Who attends, how long
The right QBR has 4-6 attendees, 75-90 minutes. From the vendor: channel manager, SE, marketing manager. From the partner: principal or VP, lead sales rep, customer success lead.
Avoid the trap of inviting every stakeholder. QBRs with 12 attendees produce no decisions. Keep it tight, with named owners. If a topic requires a wider audience, hold a separate focused session.
Standard agenda (75 minutes)
- Trailing quarter recap (15 min): pipeline generated, deals closed, joint marketing activity, customer wins and losses.
- Current quarter pipeline (20 min): top 10 opportunities reviewed, blockers identified, named action items.
- Customer health (10 min): at-risk customers, expansion opportunities, retention signal.
- Joint marketing forward (10 min): next quarter's planned activity, MDF eligibility, named owners.
- Open issues / escalations (10 min): anything blocking, anything requiring vendor or partner exec attention.
- Action items recap (10 min): named owners, due dates, where they will be tracked.
The dashboard (one page, not ten)
A working QBR is anchored on a one-page dashboard. The standard fields:
- Trailing 12-month booked revenue (this partner)
- Open pipeline (count, total value, weighted)
- Average deal size
- Average sales cycle
- Win rate on registered deals
- Active certified reps
- MDF utilization vs allocation
- Customer retention rate (12-month gross)

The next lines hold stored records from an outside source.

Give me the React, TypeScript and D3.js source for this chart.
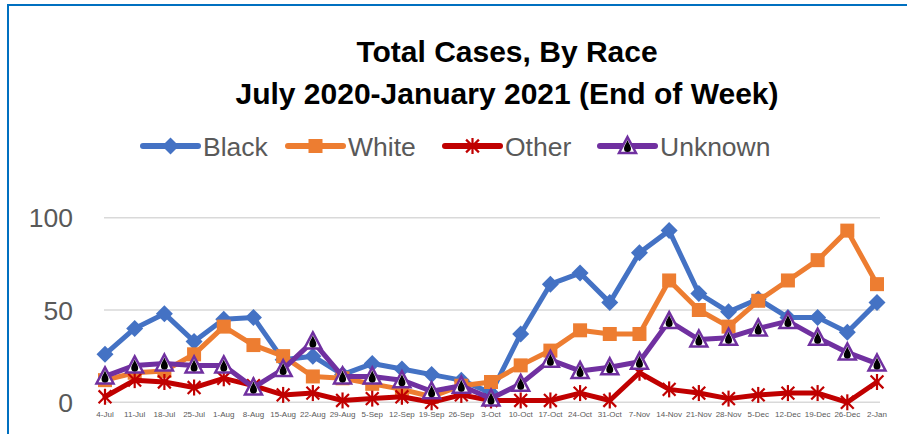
import React from "react";
import * as d3 from "d3";

const categories = [
  "4-Jul", "11-Jul", "18-Jul", "25-Jul", "1-Aug", "8-Aug", "15-Aug", "22-Aug", "29-Aug",
  "5-Sep", "12-Sep", "19-Sep", "26-Sep", "3-Oct", "10-Oct", "17-Oct", "24-Oct", "31-Oct",
  "7-Nov", "14-Nov", "21-Nov", "28-Nov", "5-Dec", "12-Dec", "19-Dec", "26-Dec", "2-Jan",
];
const black = [26, 40, 48, 33, 45, 46, 23, 25, 15, 21, 18, 15, 12, 5, 37, 64, 70, 54, 81, 93, 59, 49, 56, 46, 46, 38, 54];
const white = [12, 16, 17, 26, 41, 31, 25, 14, 13, 10, 7, 3, 9, 11, 20, 28, 39, 37, 37, 66, 50, 41, 55, 66, 77, 93, 64];
const other = [3, 12, 11, 8, 13, 9, 4, 5, 1, 2, 3, 0, 4, 1, 1, 1, 5, 1, 16, 7, 5, 2, 4, 5, 5, 0, 11];
const unknown = [14, 20, 21, 20, 20, 8, 18, 33, 14, 14, 12, 6, 9, 2, 10, 23, 17, 19, 22, 44, 34, 35, 40, 44, 35, 27, 21];
const seriesNames = ["Black", "White", "Other", "Unknown"];
const yTicks = [0, 50, 100];
const titleLines = ["Total Cases, By Race", "July 2020-January 2021 (End of Week)"];

const COLORS = ["#4472C4", "#ED7D31", "#C00000", "#7030A0"];
const FONT = "'Liberation Sans', Arial, sans-serif";
const legendX = [143, 288, 445, 600];

function Marker({ kind, x, y }: { kind: number; x: number; y: number }) {
  const c = COLORS[kind];
  if (kind === 0) {
    return <path d="M0,-8.5L8.5,0L0,8.5L-8.5,0Z" fill={c} transform={`translate(${x},${y})`} />;
  }
  if (kind === 1) {
    return <rect x={x - 7} y={y - 7} width={14} height={14} fill={c} />;
  }
  if (kind === 2) {
    const r = 8;
    const d = r * 0.8;
    return (
      <g transform={`translate(${x},${y})`} stroke={c} strokeWidth={2.2}>
        <line x1={0} y1={-r} x2={0} y2={r} />
        <line x1={-d} y1={-d} x2={d} y2={d} />
        <line x1={-d} y1={d} x2={d} y2={-d} />
      </g>
    );
  }
  return (
    <g transform={`translate(${x},${y})`}>
      <path d="M0,-9L8.5,7L-8.5,7Z" fill="#fff" stroke={c} strokeWidth={2.5} strokeLinejoin="miter" />
      <path d="M0,-6C1.5,-2 3.5,0 3.5,2.5A3.5,3.5 0 1 1 -3.5,2.5C-3.5,0 -1.5,-2 0,-6Z" fill="#000" />
    </g>
  );
}

export default function App() {
  const W = 907;
  const H = 434;
  const x = d3.scalePoint<string>().domain(categories).range([105, 877]);
  const y = d3.scaleLinear().domain([0, 100]).range([402.3, 217.7]);
  const data = [black, white, other, unknown];
  const line = d3
    .line<number>()
    .x((_, i) => x(categories[i]) as number)
    .y((v) => y(v));

  return (
    <svg width={W} height={H} style={{ position: "absolute", left: 0, top: 0, background: "#fff" }}>
      <rect x={0} y={0} width={W} height={H} fill="#fff" />
      <rect x={8} y={5} width={W + 20} height={H + 20} fill="none" stroke="#0070C0" strokeWidth={2} />
      {titleLines.map((t, i) => (
        <text key={t} x={507} y={62 + i * 42} textAnchor="middle" fontFamily={FONT} fontWeight="bold" fontSize={30} fill="#000">
          {t}
        </text>
      ))}
      {seriesNames.map((n, i) => {
        const x0 = legendX[i];
        return (
          <g key={n}>
            <line x1={x0} x2={x0 + 55} y1={146} y2={146} stroke={COLORS[i]} strokeWidth={6} strokeLinecap="round" />
            <Marker kind={i} x={x0 + 27.5} y={146} />
            <text x={x0 + 60} y={156} fontFamily={FONT} fontSize={26.5} fill="#595959">
              {n}
            </text>
          </g>
        );
      })}
      {yTicks.map((t) => (
        <g key={t}>
          <line x1={104} x2={880} y1={y(t)} y2={y(t)} stroke="#D9D9D9" strokeWidth={1.5} />
          <text x={73} y={y(t) + 9.5} textAnchor="end" fontFamily={FONT} fontSize={26.5} fill="#595959">
            {t}
          </text>
        </g>
      ))}
      {categories.map((c) => (
        <text key={c} x={x(c)} y={416.5} textAnchor="middle" fontFamily={FONT} fontSize={8} fill="#595959">
          {c}
        </text>
      ))}
      {data.map((s, k) => (
        <g key={k}>
          <path d={line(s) || ""} fill="none" stroke={COLORS[k]} strokeWidth={5} strokeLinejoin="round" strokeLinecap="round" />
          {s.map((v, i) => (
            <Marker key={i} kind={k} x={x(categories[i]) as number} y={y(v)} />
          ))}
        </g>
      ))}
    </svg>
  );
}
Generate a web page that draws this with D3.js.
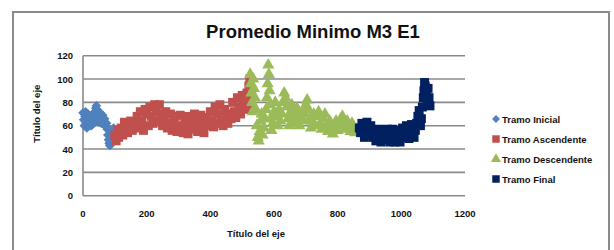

- Tier (current and target)
One page forces priority. Ten-page dashboards become ignored ritual.
Action item tracking between QBRs
The action items from each QBR live in a shared tracker (the Mutual Action Plan template in the Reseller pack). Each item has a named owner, due date, and status. The first 10 minutes of each subsequent QBR is reviewing the action items from the prior quarter — what shipped, what slipped, what changed.
Action items without a tracker disappear. Action items without an owner do not happen. Both rules are non-negotiable for QBRs that produce outcomes.
When the QBR is the wrong meeting
The QBR is a quarterly cadence. It is not the right meeting for urgent escalations, mid-quarter pipeline reviews, or deal-specific support. For those, use weekly office hours or ad-hoc escalation calls. Trying to handle everything in the QBR turns it into a marathon that exhausts both sides.
For Premier-tier partners, supplement the QBR with a monthly 30-minute pipeline review. Below Premier, the QBR plus weekly office hours is enough.